* Data for this task *
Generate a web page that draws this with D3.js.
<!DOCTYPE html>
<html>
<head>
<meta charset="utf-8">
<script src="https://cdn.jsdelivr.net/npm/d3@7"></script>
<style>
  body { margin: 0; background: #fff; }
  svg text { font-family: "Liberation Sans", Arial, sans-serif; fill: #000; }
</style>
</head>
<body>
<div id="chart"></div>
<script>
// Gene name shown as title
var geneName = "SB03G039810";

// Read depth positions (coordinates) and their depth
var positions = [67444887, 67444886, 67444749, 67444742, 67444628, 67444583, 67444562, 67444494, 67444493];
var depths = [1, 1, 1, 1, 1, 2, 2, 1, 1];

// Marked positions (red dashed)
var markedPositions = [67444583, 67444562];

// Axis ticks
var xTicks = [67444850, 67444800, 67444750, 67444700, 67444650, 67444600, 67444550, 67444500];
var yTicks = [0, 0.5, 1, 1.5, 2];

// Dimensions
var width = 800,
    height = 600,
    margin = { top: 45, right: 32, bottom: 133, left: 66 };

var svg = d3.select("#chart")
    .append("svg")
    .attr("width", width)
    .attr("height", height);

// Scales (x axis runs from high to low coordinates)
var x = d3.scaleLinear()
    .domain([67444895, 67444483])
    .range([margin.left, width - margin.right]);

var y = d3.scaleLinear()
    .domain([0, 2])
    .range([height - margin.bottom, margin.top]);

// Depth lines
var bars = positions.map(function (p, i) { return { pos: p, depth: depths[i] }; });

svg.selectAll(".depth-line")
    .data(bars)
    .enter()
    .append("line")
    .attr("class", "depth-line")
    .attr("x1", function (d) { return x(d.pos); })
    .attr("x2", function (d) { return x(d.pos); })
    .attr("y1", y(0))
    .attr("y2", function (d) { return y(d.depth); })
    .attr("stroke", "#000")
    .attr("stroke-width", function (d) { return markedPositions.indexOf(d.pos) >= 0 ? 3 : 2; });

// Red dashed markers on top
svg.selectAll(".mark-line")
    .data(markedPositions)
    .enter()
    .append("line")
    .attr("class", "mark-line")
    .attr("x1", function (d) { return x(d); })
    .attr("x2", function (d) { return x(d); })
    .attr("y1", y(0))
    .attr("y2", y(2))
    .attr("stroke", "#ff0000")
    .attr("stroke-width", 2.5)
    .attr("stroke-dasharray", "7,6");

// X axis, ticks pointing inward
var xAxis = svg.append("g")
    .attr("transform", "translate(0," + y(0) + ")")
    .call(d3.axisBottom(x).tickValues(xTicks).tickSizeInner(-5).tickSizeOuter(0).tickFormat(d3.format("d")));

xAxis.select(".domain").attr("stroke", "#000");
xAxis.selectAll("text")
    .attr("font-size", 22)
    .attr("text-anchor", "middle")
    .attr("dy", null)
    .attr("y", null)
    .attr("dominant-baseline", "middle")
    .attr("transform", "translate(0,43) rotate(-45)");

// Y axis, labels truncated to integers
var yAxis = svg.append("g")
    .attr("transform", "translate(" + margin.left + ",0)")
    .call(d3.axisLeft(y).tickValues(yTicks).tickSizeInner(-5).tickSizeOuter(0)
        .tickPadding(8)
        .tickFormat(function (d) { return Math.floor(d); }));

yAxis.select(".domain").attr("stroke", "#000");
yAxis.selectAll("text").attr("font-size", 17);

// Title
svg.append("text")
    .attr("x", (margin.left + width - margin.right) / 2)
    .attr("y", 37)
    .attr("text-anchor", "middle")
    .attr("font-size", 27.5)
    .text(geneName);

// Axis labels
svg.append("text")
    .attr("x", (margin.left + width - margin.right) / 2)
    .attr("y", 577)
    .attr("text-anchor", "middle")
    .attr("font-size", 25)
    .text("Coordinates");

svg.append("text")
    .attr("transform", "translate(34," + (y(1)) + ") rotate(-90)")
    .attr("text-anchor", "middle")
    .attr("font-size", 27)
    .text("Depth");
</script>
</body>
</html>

---

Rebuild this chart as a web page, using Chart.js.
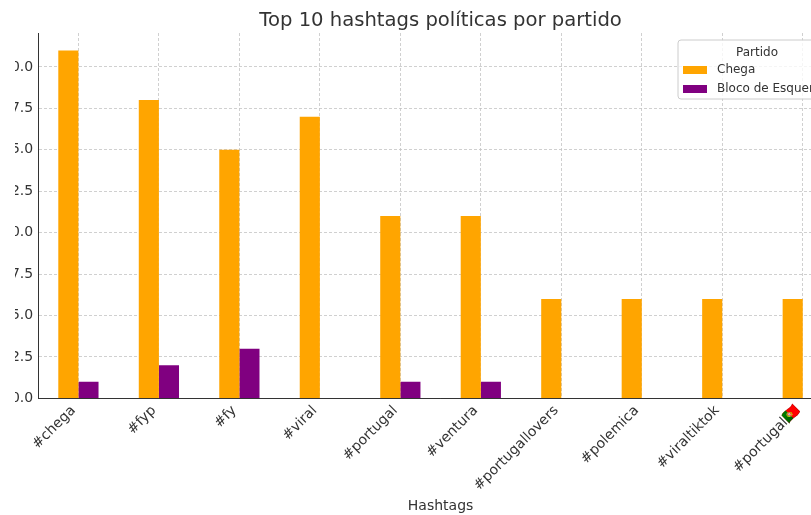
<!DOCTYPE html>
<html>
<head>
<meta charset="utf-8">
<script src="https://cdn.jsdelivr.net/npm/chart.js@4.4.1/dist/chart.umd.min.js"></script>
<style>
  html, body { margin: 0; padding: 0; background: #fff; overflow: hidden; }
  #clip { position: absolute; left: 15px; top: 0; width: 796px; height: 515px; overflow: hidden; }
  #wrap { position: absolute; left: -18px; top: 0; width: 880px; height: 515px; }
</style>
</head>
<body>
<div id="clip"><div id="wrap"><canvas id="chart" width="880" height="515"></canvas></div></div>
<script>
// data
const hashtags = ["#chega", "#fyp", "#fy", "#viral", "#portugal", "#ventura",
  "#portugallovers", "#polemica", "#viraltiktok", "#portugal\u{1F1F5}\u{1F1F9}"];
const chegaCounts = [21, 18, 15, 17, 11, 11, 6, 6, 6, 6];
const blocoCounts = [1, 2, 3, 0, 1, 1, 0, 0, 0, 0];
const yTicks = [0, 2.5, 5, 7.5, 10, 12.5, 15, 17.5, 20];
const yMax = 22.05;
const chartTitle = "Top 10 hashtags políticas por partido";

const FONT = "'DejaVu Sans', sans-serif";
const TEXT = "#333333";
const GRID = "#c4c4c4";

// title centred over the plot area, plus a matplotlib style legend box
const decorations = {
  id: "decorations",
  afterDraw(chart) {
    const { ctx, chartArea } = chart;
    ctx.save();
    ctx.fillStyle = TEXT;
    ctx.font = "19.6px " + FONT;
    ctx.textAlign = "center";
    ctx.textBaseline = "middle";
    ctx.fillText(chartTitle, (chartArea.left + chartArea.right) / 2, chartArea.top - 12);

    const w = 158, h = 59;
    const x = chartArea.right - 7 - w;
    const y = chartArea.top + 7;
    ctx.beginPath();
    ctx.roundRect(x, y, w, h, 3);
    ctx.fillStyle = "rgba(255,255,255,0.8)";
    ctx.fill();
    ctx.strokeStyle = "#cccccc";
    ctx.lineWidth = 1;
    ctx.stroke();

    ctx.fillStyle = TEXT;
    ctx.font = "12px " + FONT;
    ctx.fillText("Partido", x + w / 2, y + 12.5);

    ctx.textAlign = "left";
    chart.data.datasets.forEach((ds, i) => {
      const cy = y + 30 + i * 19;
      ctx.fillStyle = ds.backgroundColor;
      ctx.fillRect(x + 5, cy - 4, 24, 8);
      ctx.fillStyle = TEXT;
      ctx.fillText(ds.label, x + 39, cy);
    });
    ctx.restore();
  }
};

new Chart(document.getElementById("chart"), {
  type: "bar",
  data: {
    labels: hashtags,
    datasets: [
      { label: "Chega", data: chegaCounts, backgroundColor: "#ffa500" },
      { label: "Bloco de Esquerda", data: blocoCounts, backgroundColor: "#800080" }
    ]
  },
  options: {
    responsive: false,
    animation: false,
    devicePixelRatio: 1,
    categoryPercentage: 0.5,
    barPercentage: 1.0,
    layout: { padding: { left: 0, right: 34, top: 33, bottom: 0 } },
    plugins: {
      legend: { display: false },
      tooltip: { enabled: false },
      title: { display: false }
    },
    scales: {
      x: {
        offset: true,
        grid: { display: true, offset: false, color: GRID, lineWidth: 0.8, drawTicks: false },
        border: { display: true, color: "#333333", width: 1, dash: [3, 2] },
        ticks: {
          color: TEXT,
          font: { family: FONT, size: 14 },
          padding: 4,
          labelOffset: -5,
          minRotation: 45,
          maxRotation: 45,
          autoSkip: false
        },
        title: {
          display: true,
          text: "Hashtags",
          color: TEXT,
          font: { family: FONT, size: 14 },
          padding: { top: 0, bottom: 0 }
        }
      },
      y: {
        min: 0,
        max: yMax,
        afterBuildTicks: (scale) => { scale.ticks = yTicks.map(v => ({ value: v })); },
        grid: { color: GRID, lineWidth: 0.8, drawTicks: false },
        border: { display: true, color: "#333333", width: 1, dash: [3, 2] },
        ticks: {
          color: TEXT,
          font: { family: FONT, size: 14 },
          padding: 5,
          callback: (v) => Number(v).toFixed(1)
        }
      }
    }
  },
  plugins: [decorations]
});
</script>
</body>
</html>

...

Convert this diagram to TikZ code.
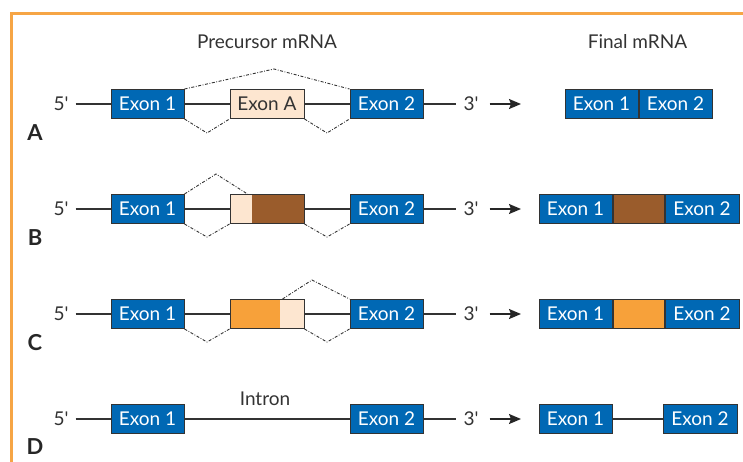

* Task objective *
Select all lines in the listing above where the word "page" appears, and show them.

* Full output *
Generate a web page that draws this with D3.js.
Rebuild this chart as a web page, using Chart.js.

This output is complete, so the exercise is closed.